Growing Instructions.
  • Sow Lettuce seeds sparsely (10-12 only) in January on the surface of an organic seed growing mix in a mini pot, and lightly cover with finely sieved growing mix.
  • Soak the mini pot for an hour in a tray containing 10mm of water (preferably rainwater).  The water will wick up into the soil without flooding it. 
  • Sink the mini pots up to their rims in a Propagator.  This will keep the mini pot's soil moist until the seedlings are ready to transplant.
  • After 4 weeks transplant the 5 strongest seedlings individually into jiffy pots filled with organic potting mix and return them to the Eco Propagator.
  • Take the pots out of the propagator when the seedlings are ready to transplant, and move the mulch to one side in the prepared bed.  Plant the jiffy pots 300mm apart and water the seedlings in well.
  • Return the mulch as soon as the lettuce is established.  Push the straw under the leaves of the lettuces to help protect them against lettuce bottom rot.
  • I grow lettuce wherever there is available space (its a perfect plant to fill vacant spaces), but most of the time I can find a full row to grow them in.
  • They are usually grown with brassicas, which need similar protection against strong sunlight in the summer.  They are protected with light shadecloth right through the warmer months and heavy shadecloth is added in hot, dry, windy weather.
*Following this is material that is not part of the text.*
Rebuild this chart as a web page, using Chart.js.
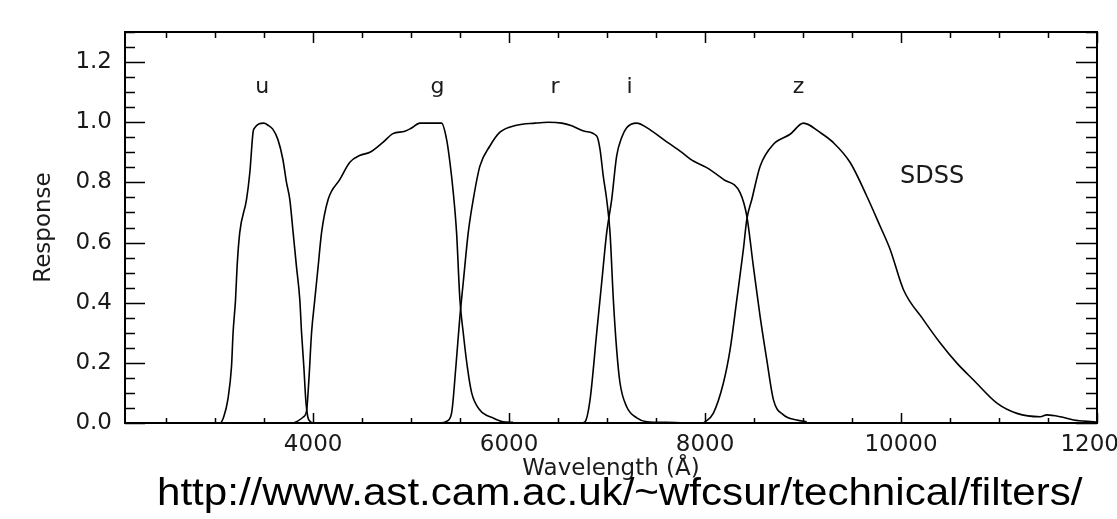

  • Apply a foliar spray of aerated compost tea every 4 weeks at the same time as all the other edible plants.
Repeated sowing.
    • Repeated sowings can be made every month, and when ready the seedlings can be planted in gaps left by crops recently harvested.  Make sure the soil in these gap has been properly prepared.
    Harvesting and Storage.
    • Lettuce can be harvested all year. 
    • Cut the heads off the Lettuce at ground level and allow the roots to decompose in the soil.
    • Lettuce does not store well and should be eaten within a few days of its harvest.
    Organic Pest Control.
    • Slugs and snails.  
      • Lettuce needs protection against slugs and snails, so use self adhesive copper tape around the base of the Ecobed to keep them out.
    • Cabbage white butterfly caterpillars.  
      • Repeated foliar sprays of aerated compost tea will deter caterpillars, but exclusion netting is the best defence.  
      • If they do get established spray the whole plant with Bacillus thuringiensis.  This natural soil borne bacterium is ingested by the caterpillars and they die within a couple of days.
    • Greenhouse whitefly.  
      • Aerated compost tea foliar spray toughens foliage against whitefly damage. 
      • Control any serious infestations by spray your crop thoroughly with organic horticultural oil (Eco-oil in Australia) as early in their life cycle as possible.
      • Spray again in a few days to ensure second generation whitefly do not survive.
      • Note Eco-oil smothers insects by blocking their breathing holes.  It is not selective and will kill beneficial insects if care is not taken, so spray early in the morning and target the whitefly as exclusively as possibl
    • Aphids (greenfly). 
      • Aphids can usually be dislodged using a jet of water, but if persistent, spray with Eco-oil.
    • Lettuce bottom rot.   
      • This soil borne fungal pathogen must be controlled using preventive measures.  Crop rotation is the best cure giving the soil time to recover from any infestation.  
      • Maintaining high worm and microbe activity in the soil with plenty of organic material, creates unfavourable conditions for Rhizoctonia solani the main fungal plant pathogen in lettuce bottom rot.   
      • Fresh straw or sand can be used as a barrier between the Lettuce leaves and the soil to avoid Lettuce bottom rot infecting the leaves.  
      • It is also thought that a Mycorrhizal fungi dusting of seedling roots will help protect the lettuce against bottom rot.